▶ **What you should do**
Return the count of lines that hold the string "chart", with no other words.

▶ **Recorded information**
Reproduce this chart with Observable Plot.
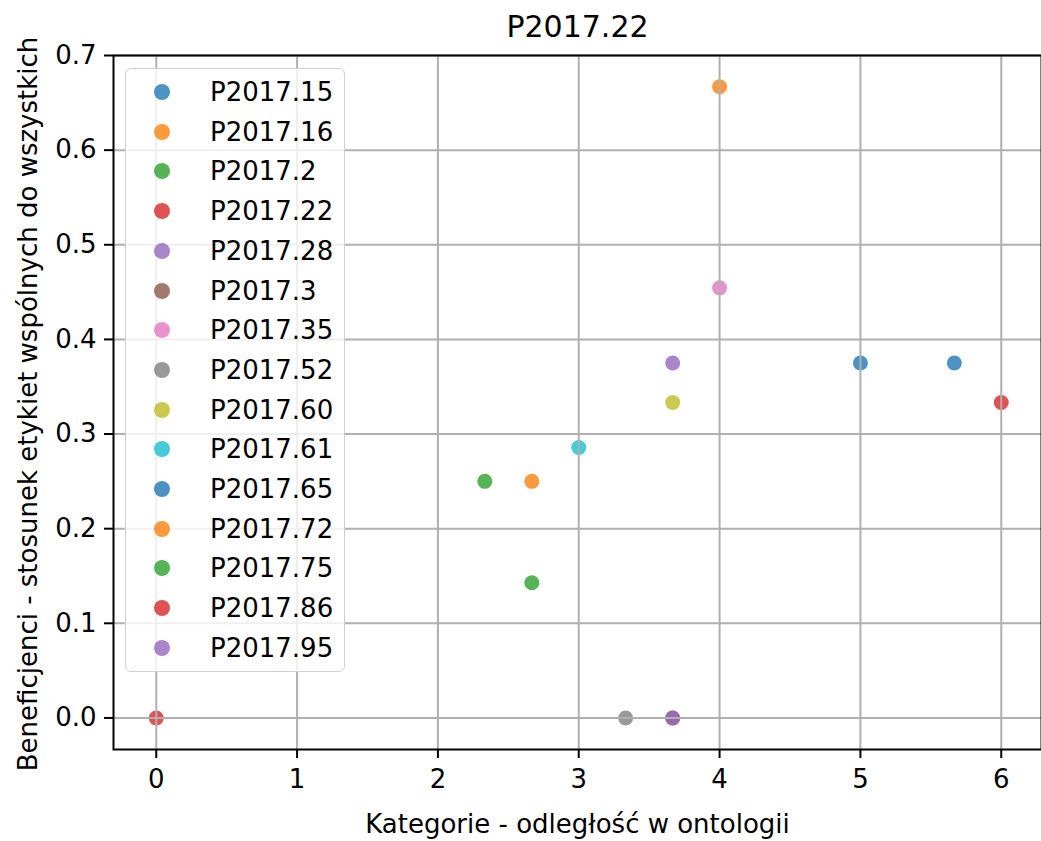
<!DOCTYPE html>
<html>
<head>
<meta charset="utf-8">
<script src="https://cdn.jsdelivr.net/npm/d3@7"></script>
<script src="https://cdn.jsdelivr.net/npm/@observablehq/plot@0.6"></script>
<style>
  html, body { margin: 0; padding: 0; background: white; }
  #wrap { position: relative; width: 1041px; height: 841px; font-family: "DejaVu Sans", sans-serif; color: black; overflow: hidden; }
  #title { position: absolute; left: 113px; width: 929px; top: 9px; text-align: center; font-size: 30px; line-height: 36px; }
  #chart { position: absolute; left: 0; top: 45px; }
  #xlabel { position: absolute; left: 113px; width: 929px; top: 808px; text-align: center; font-size: 26px; line-height: 32px; }
  #ylabel { position: absolute; left: 28px; top: 404px; width: 800px; margin-left: -400px; margin-top: -16px; text-align: center; font-size: 26px; line-height: 32px; transform: rotate(-90deg); white-space: nowrap; }
  #legend { position: absolute; left: 125px; top: 68px; width: 220px; height: 604px; box-sizing: border-box; border: 1.5px solid #d0d0d0; border-radius: 6px; background: rgba(255,255,255,0.8); }
  .li { position: absolute; left: 0; height: 40px; width: 100%; font-size: 26px; line-height: 40px; }
  .li .mk { position: absolute; left: 28px; top: 12px; width: 16px; height: 16px; border-radius: 50%; opacity: 0.8; }
  .li .tx { position: absolute; left: 84px; top: 0; }
  svg g[aria-label^="x-axis"] line, svg g[aria-label^="x-axis"] path,
  svg g[aria-label^="y-axis"] line, svg g[aria-label^="y-axis"] path { stroke-width: 2px; }
</style>
</head>
<body>
<div id="wrap">
  <div id="title"></div>
  <div id="chart"></div>
  <div id="xlabel"></div>
  <div id="ylabel"></div>
  <div id="legend"></div>
</div>
<script>
// ---- data ----
const seriesNames = ["P2017.15", "P2017.16", "P2017.2", "P2017.22", "P2017.28", "P2017.3", "P2017.35", "P2017.52", "P2017.60", "P2017.61", "P2017.65", "P2017.72", "P2017.75", "P2017.86", "P2017.95"];
const xValues = [5, 4, 2.333, 0, 3.667, 3.667, 4, 3.333, 3.667, 3, 5.667, 2.667, 2.667, 6, 3.667];
const yValues = [0.375, 0.667, 0.25, 0, 0.375, 0, 0.4545, 0, 0.3333, 0.2857, 0.375, 0.25, 0.1429, 0.3333, 0];
const palette = ["#1f77b4", "#ff7f0e", "#2ca02c", "#d62728", "#9467bd", "#8c564b", "#e377c2", "#7f7f7f", "#bcbd22", "#17becf"];
const xTicks = [0, 1, 2, 3, 4, 5, 6];
const yTicks = [0, 0.1, 0.2, 0.3, 0.4, 0.5, 0.6, 0.7];
const titleText = "P2017.22";
const xLabelText = "Kategorie - odległość w ontologii";
const yLabelText = "Beneficjenci - stosunek etykiet wspólnych do wszystkich";

const colorRange = seriesNames.map((_, i) => palette[i % palette.length]);
const data = seriesNames.map((name, i) => ({name, x: xValues[i], y: yValues[i]}));

document.getElementById("title").textContent = titleText;
document.getElementById("xlabel").textContent = xLabelText;
document.getElementById("ylabel").textContent = yLabelText;

const chart = Plot.plot({
  width: 1041,
  height: 796,
  marginTop: 10,
  marginBottom: 92,
  marginLeft: 113,
  marginRight: 0,
  style: {fontFamily: "DejaVu Sans, sans-serif", fontSize: "26px", color: "black", background: "white", overflow: "visible"},
  x: {domain: [-0.3, 6.3], range: [113.5, 1043], ticks: xTicks, tickFormat: d3.format("d"), tickSize: 9, tickPadding: 11, label: null},
  y: {domain: [-0.03335, 0.7], ticks: yTicks, tickFormat: d3.format(".1f"), tickSize: 9, tickPadding: 8, label: null},
  color: {domain: seriesNames, range: colorRange},
  marks: [
    Plot.dot(data, {x: "x", y: "y", fill: "name", r: 7.5, fillOpacity: 0.8, stroke: "none"}),
    Plot.ruleX(xTicks, {x: d => d, stroke: "#b0b0b0", strokeWidth: 2}),
    Plot.ruleY(yTicks, {y: d => d, stroke: "#b0b0b0", strokeWidth: 2}),
    Plot.frame({stroke: "black", strokeWidth: 2})
  ]
});
document.getElementById("chart").appendChild(chart);

// legend built from same arrays and the plot's color scale
const colorScale = chart.scale("color");
const legend = document.getElementById("legend");
seriesNames.forEach((name, i) => {
  const row = document.createElement("div");
  row.className = "li";
  row.style.top = (3 + i * 39.7) + "px";
  const mk = document.createElement("div");
  mk.className = "mk";
  mk.style.background = colorScale.apply(name);
  const tx = document.createElement("div");
  tx.className = "tx";
  tx.textContent = name;
  row.appendChild(mk);
  row.appendChild(tx);
  legend.appendChild(row);
});
</script>
</body>
</html>
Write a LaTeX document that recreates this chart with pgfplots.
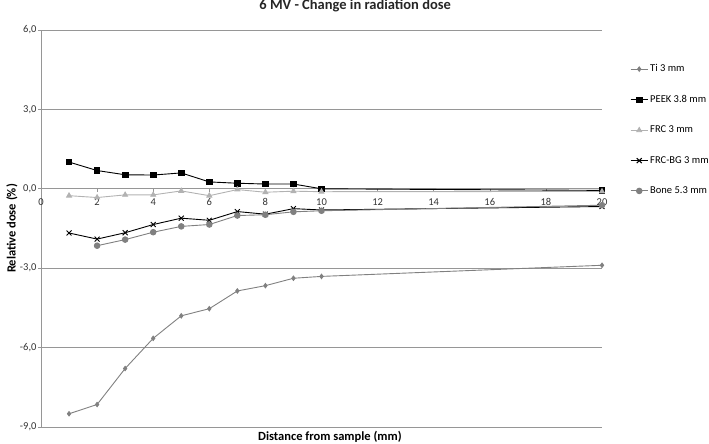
\documentclass[border=0pt]{standalone}
\usepackage{pgfplots}
\pgfplotsset{compat=1.18}
\usepackage{fontspec}
\setmainfont{Carlito}

\definecolor{tigray}{RGB}{128,128,128}
\definecolor{frcgray}{RGB}{178,178,178}
\definecolor{gridgray}{RGB}{150,150,150}

\begin{document}
\begin{tikzpicture}
\begin{axis}[
  scale only axis,
  width=561pt, height=397pt,
  xmin=0, xmax=20, ymin=-9, ymax=6,
  axis x line=middle, axis y line=left,
  axis line style={-, gridgray, line width=0.8pt},
  hide obscured x ticks=false,
  xtick={0,2,...,20}, ytick={-9,-6,-3,0,3,6},
  tick align=outside, major tick length=3pt,
  tick style={gridgray, line width=0.6pt},
  ymajorgrids, grid style={gridgray, line width=0.8pt},
  /pgf/number format/assume math mode=true,
  ticklabel style={font=\fontsize{10.5}{12}\selectfont, text=black!80},
  yticklabel style={xshift=2pt, /pgf/number format/.cd, fixed, fixed zerofill, precision=1, use comma},
  xticklabel style={yshift=-3pt},
  title={\textbf{6 MV - Change in radiation dose}},
  title style={at={(0.56,1)}, anchor=base, yshift=14pt, font=\fontsize{14.5}{16}\selectfont, text=black!85},
  xlabel={\textbf{Distance from sample (mm)}},
  xlabel style={at={(axis description cs:0.515,0)}, anchor=center, yshift=-10pt, font=\fontsize{12.5}{14}\selectfont},
  ylabel={\textbf{Relative dose (\%)}},
  ylabel style={at={(axis description cs:-0.052,0.5)}, anchor=center, font=\fontsize{12.5}{14}\selectfont},
  legend style={draw=none, at={(1.05,0.918)}, anchor=north west,
    font=\fontsize{10.5}{12}\selectfont, row sep=18pt, inner sep=0pt},
  legend cell align=left,
]
\addplot[tigray, line width=0.9pt, mark=diamond*, mark size=2.2pt] coordinates {
  (1,-8.50) (2,-8.15) (3,-6.79) (4,-5.65) (5,-4.80) (6,-4.53)
  (7,-3.86) (8,-3.66) (9,-3.38) (10,-3.31) (20,-2.89)
};
\addlegendentry{Ti 3 mm}
\addplot[black, line width=0.9pt, mark=square*, mark size=2.8pt] coordinates {
  (1,1.01) (2,0.69) (3,0.53) (4,0.52) (5,0.60) (6,0.26)
  (7,0.21) (8,0.18) (9,0.18) (10,0.0) (20,-0.06)
};
\addlegendentry{PEEK 3.8 mm}
\addplot[frcgray, line width=0.9pt, mark=triangle*, mark size=2.8pt] coordinates {
  (1,-0.26) (2,-0.33) (3,-0.23) (4,-0.23) (5,-0.08) (6,-0.26)
  (7,-0.03) (8,-0.13) (9,-0.09) (10,-0.11) (20,-0.10)
};
\addlegendentry{FRC 3 mm}
\addplot[black, line width=0.9pt, mark=x, mark size=3.5pt, mark options={line width=0.9pt}] coordinates {
  (1,-1.67) (2,-1.90) (3,-1.66) (4,-1.35) (5,-1.11) (6,-1.19)
  (7,-0.86) (8,-0.96) (9,-0.75) (10,-0.80) (20,-0.67)
};
\addlegendentry{FRC-BG 3 mm}
\addplot[tigray, line width=0.9pt, mark=*, mark size=2.8pt] coordinates {
  (2,-2.15) (3,-1.92) (4,-1.64) (5,-1.42) (6,-1.35)
  (7,-1.01) (8,-0.98) (9,-0.87) (10,-0.83) (20,-0.62)
};
\addlegendentry{Bone 5.3 mm}
\end{axis}
\pgfresetboundingbox
\path[use as bounding box] (-41pt,-17pt) rectangle (668pt,427pt);
\end{tikzpicture}
\end{document}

▶ **Answer for the task**
7